First, a caveat. Obviously, no one leadership style encompasses every leader, or even every moment of a single leader’s day. Also, I am by no means immune to this style myself. So take this with a large grain of salt from one who knows he doesn’t have much of a leg to stand on. This is an opinion piece, and like going to the DMV, you just have to endure it.
Big talk, no walk style leadership involves, as one might guess, lots of words with little action to back them up. This breaks out into three areas. First, a reliance on vague buzzword salads instead of concrete goals or actions. Second, overpromising results with zero likelihood of success. And third, an abject failure to embrace humility.
Let’s start with the first area, vague buzzword salads. This occurs as a leader say nothing of importance even after vomiting words out their mouth for an entire meeting. The concept unperins Weird Al’s song “Mission Statement” and makes it entertaining. Take the first few lines:
We must all efficiently operationalize our strategies,
Invest in world-class technology and leverage our core competencies,
In order to holistically administrate exceptional synergy.
Try to gain a single useful bit of guidance out of that. Go ahead, I’ll wait. You can’t, because it carries no substance. Yet I’d bet anyone who has worked in a large organization has heard those same terms ad nauseum. We watch leadership theater as our leaders mouthing words that sound right but fall apart at the most cursory of glances.
More distressingly, this concept also defines what Bruce Stubbs talks about in his article on the failures of recent heads of the US Navy. He argues that the past few Chief’s of Naval Operations have relied far more on vague generalities than concrete guidance, which Stubbs claims sits at the root of many of the Navy’s current woes. One cannot follow a leader’s vision if that vision is little more than a mirage.
The second area is likely as old as humanity. So long as we’ve been talking with each other, I’m certain people have overpromised knowing they can never deliver. Today, however, followers rarely hold their leaders to account for it. Politicians tend to have the most bombastic examples, as campaign trail promises vanish soon after the polls close. Yet these objectively provable fallacies rarely blows back on them, particularly here in the United States where voters often care more about the letter after a candidate’s name than any of their policy positions.
This concept also impacts every other sector in which leadership is a thing. So, you know, all of life. Off the top of my head, I can think of the Theranos CEO bilking investors out of millions with false claims about blood test technology, televangelists claiming that if people mail them money, they’ll be healed, and every restaurant review on Google Maps.
Again, this is not new.
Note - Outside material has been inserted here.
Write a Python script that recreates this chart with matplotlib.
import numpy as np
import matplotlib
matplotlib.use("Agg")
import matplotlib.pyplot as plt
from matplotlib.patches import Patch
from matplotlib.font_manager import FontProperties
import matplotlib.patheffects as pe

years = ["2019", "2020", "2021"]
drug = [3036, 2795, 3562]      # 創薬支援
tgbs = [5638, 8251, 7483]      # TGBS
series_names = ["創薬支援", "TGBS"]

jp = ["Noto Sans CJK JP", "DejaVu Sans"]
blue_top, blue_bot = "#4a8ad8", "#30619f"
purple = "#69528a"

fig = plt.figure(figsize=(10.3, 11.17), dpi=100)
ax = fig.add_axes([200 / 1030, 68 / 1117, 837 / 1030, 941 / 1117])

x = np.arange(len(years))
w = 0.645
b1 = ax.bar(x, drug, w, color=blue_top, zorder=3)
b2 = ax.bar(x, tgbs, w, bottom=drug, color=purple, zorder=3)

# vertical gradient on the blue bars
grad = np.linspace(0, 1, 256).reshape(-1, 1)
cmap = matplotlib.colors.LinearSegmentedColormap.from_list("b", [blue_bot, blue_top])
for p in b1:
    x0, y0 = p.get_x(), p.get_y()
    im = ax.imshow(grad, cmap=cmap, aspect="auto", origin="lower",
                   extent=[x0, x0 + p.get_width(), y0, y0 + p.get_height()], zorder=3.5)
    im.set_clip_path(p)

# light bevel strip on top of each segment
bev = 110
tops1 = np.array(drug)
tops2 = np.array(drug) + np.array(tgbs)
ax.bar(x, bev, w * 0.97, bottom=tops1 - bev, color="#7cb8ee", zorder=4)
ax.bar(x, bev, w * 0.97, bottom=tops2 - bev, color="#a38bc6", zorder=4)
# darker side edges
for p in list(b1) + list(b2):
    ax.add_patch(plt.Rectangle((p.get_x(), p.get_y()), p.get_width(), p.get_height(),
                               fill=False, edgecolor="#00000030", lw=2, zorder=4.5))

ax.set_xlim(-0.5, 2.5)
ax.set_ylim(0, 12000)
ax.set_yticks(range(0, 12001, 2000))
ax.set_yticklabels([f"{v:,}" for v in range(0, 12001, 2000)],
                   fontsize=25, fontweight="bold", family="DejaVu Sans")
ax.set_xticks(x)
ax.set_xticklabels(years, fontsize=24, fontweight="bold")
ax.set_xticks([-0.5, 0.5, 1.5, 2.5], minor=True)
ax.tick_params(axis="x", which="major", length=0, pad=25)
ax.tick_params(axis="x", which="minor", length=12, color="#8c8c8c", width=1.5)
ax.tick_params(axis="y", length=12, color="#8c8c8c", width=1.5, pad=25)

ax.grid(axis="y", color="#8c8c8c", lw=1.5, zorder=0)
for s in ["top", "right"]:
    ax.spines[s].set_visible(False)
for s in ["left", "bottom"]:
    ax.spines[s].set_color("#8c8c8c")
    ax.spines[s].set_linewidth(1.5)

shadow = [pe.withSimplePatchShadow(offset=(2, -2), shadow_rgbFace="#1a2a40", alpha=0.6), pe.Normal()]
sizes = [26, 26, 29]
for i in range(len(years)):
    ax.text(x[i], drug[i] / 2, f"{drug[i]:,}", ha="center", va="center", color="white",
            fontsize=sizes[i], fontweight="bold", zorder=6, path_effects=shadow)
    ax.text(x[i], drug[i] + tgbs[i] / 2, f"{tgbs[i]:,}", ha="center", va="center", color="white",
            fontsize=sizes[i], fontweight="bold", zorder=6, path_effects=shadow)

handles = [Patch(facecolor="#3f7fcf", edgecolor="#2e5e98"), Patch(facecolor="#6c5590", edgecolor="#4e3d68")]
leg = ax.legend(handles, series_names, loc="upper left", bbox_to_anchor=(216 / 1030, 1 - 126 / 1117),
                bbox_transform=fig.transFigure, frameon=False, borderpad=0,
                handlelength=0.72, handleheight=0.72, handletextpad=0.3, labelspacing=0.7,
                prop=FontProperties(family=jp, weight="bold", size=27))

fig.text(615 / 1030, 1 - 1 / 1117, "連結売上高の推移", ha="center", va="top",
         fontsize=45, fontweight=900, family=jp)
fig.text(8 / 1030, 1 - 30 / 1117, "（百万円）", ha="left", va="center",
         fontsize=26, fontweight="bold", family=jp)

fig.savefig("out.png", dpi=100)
But what concerns me is how little consequence there seems to be for it these days. It has become the norm to overpromise things and have no need to follow-up, which leaves those following a leader with little hope of knowing what to expect.
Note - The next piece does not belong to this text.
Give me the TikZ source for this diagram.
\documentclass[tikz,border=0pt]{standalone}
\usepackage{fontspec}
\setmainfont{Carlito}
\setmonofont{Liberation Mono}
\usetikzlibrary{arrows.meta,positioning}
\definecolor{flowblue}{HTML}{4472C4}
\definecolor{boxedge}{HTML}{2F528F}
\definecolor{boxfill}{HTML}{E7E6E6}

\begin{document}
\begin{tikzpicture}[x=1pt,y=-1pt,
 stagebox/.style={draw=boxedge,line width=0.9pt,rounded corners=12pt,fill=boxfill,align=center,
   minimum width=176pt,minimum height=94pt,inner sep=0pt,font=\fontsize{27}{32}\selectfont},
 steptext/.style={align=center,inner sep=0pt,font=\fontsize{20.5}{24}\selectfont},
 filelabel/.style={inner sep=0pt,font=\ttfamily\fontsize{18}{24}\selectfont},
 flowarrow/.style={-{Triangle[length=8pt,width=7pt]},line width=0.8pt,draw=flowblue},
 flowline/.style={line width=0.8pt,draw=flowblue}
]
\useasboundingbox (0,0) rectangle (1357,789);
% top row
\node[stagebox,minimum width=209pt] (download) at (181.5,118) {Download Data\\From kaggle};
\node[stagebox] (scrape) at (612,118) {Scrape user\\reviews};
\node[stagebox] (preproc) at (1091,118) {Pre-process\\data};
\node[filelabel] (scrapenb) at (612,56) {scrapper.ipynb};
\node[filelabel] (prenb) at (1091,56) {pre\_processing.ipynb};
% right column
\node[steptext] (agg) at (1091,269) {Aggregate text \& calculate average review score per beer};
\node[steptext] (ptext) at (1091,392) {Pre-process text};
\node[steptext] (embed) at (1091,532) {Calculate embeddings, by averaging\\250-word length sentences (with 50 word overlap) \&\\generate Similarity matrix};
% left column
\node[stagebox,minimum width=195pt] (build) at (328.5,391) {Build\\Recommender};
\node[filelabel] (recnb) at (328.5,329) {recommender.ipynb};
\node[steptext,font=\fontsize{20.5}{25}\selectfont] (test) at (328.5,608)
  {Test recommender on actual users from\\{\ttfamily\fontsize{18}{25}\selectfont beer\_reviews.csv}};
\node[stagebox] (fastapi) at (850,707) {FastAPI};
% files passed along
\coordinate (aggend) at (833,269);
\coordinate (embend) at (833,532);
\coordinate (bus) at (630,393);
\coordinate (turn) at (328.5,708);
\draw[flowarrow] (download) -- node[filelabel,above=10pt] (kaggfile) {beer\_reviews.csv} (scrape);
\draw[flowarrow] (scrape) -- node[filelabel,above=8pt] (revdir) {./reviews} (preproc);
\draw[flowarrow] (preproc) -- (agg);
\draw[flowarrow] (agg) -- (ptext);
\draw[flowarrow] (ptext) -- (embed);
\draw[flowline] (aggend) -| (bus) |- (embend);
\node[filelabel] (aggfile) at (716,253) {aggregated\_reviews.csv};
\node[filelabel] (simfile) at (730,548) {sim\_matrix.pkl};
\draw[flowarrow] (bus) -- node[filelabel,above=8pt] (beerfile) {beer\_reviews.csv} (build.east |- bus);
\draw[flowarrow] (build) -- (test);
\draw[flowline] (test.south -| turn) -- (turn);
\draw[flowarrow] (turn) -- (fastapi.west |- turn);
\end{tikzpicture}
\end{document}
Finally, there is humility. As I’ve touched on before, humility is important. It is the fundamental trait to all effective leadership, because without humility you cannot learn from your own mistakes. It’s also critical to recognizing when the situation is too complicated for a simple solution, or to acknowledge when a leader is out of their depth.
It’s a cliché at this point to say when everything is a priority, nothing is, yet that’s how leaders continue to operate. Rare is the organization that can define a priorities list and actually stick to it. Even more rare, the leader who puts their credibility on the line by saying no, we can’t do that.
Where does humility factor into that? Recognizing that you can’t do everything. We live in a resource constrained world—time, money, resources, and people are finite. Even a country as powerful as the United States can’t be everywhere at once, but it sure seems like we’ll keep trying.
Vague buzzword salad, overpromising, and a lack of humility. Big talk, no walk. That’s what I saw when these students briefed how America would handle their scenario crisis, and that’s why they’re doomed to fail when their little tabletop exercise kicks off. Maybe one day we can turn things around and start with a big walk defined by as little talk as possible. That’s the leader I hope to be one day.